Aujourd'hui, ce type de chocolat représente seulement 5 à 7% de la production mondiale. Mais l’offre se développe partout dans le monde! Au Québec uniquement, on compte maintenant près de 10 chocolatiers bean-to-bar artisanaux. D’autres projets sont en développement. Il est possible d'acheter directement auprès de ces chocolatiers (Palette de bine, Avaana, Chaleur B, Monarque, Qantu, etc.), ainsi que chez les commerçants qui distribuent leurs produits (on trouve généralement des listes des points de vente sur leur site web respectif).
Puis, dans le chocolat comme ailleurs en alimentation, l'offre est prête à se développer. Mais pour un réel envol, les consommateurs doivent aussi être prêts à troquer la quantité pour la qualité. On payera certainement notre chocolat bean-to-bar artisanal plus cher que les chocolats des multinationales, mais le plaisir gourmand est multiplié par celui de savoir que les gens ont reçu un revenu juste, de la fève à la tablette.

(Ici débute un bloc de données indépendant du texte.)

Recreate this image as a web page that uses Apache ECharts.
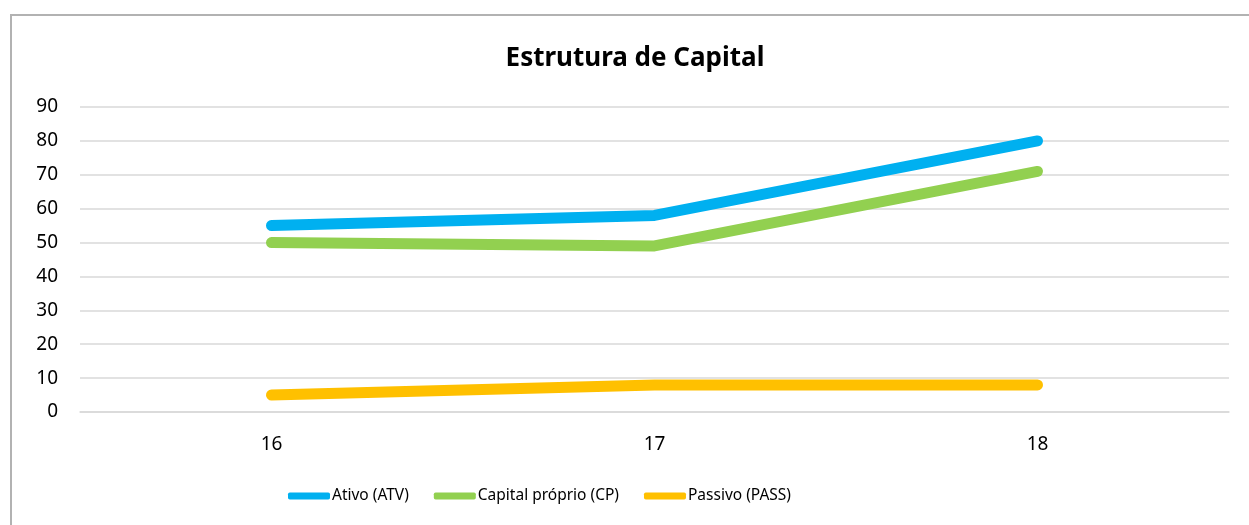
<!DOCTYPE html>
<html>
<head>
<meta charset="utf-8">
<title>Estrutura de Capital</title>
<style>
    html, body { margin: 0; padding: 0; background: #fff; }
    #frame { position: absolute; left: 10px; top: 14px; width: 1300px; height: 600px; border: 2px solid #b2b2b2; }
    #main { position: absolute; left: 0; top: 0; width: 1249px; height: 525px; }
</style>
</head>
<body>
<div id="frame"></div>
<div id="main"></div>
<script src="https://cdn.jsdelivr.net/npm/echarts@6/dist/echarts.min.js"></script>
<script>
    // 数据
    var years = ['16', '17', '18'];
    var ativo = [55, 58, 80];
    var capitalProprio = [50, 49, 71];
    var passivo = [5, 8, 8];

    var fontName = 'Noto Sans';

    var myChart = echarts.init(document.getElementById('main'));

    function lineSeries(name, data, color) {
        return {
            name: name,
            type: 'line',
            data: data,
            symbol: 'none',
            lineStyle: { color: color, width: 11, cap: 'round', join: 'round' },
            itemStyle: { color: color }
        };
    }

    var option = {
        animation: false,
        title: {
            text: 'Estrutura de Capital',
            left: 635,
            top: 46,
            textAlign: 'center',
            padding: 0,
            textStyle: { fontFamily: fontName, fontSize: 26, fontWeight: 'bold', color: '#000' }
        },
        legend: {
            left: 288,
            top: 488,
            padding: 0,
            itemGap: 25,
            itemWidth: 42,
            itemHeight: 7,
            icon: 'roundRect',
            textStyle: { fontFamily: fontName, fontSize: 15.5, color: '#000', padding: [0, 0, 0, -3] },
            data: ['Ativo (ATV)', 'Capital próprio (CP)', 'Passivo (PASS)']
        },
        grid: {
            left: 80,
            top: 107,
            width: 1149,
            height: 305,
            containLabel: false
        },
        xAxis: {
            type: 'category',
            boundaryGap: true,
            data: years,
            axisLine: { lineStyle: { color: '#d9d9d9', width: 1.5 } },
            axisTick: { show: false },
            axisLabel: { margin: 23, fontFamily: fontName, fontSize: 19, color: '#000' }
        },
        yAxis: {
            type: 'value',
            min: 0,
            max: 90,
            interval: 10,
            axisLine: { show: false },
            axisTick: { show: false },
            splitLine: { lineStyle: { color: '#d9d9d9', width: 1.5 } },
            axisLabel: { margin: 22, fontFamily: fontName, fontSize: 19, color: '#000' }
        },
        series: [
            lineSeries('Ativo (ATV)', ativo, '#00b0f0'),
            lineSeries('Capital próprio (CP)', capitalProprio, '#92d050'),
            lineSeries('Passivo (PASS)', passivo, '#ffc000')
        ]
    };

    myChart.setOption(option);
</script>
</body>
</html>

Quand vous achetez du chocolat, posez des questions! Si les chocolatiers ne sont pas capables de parler de l'origine de leur chocolat, ou qu’ils restent évasifs, c’est louche. Quand les choses sont faites correctement, les commerçants sont généralement les premiers à avoir envie d’en parler, à être fiers de leur démarche et à ouvrir les portes de leurs ateliers.
* Fountain, A. C., and Hütz-Adams, F. (2015). Cocoa Barometer 2015. VOICE Network.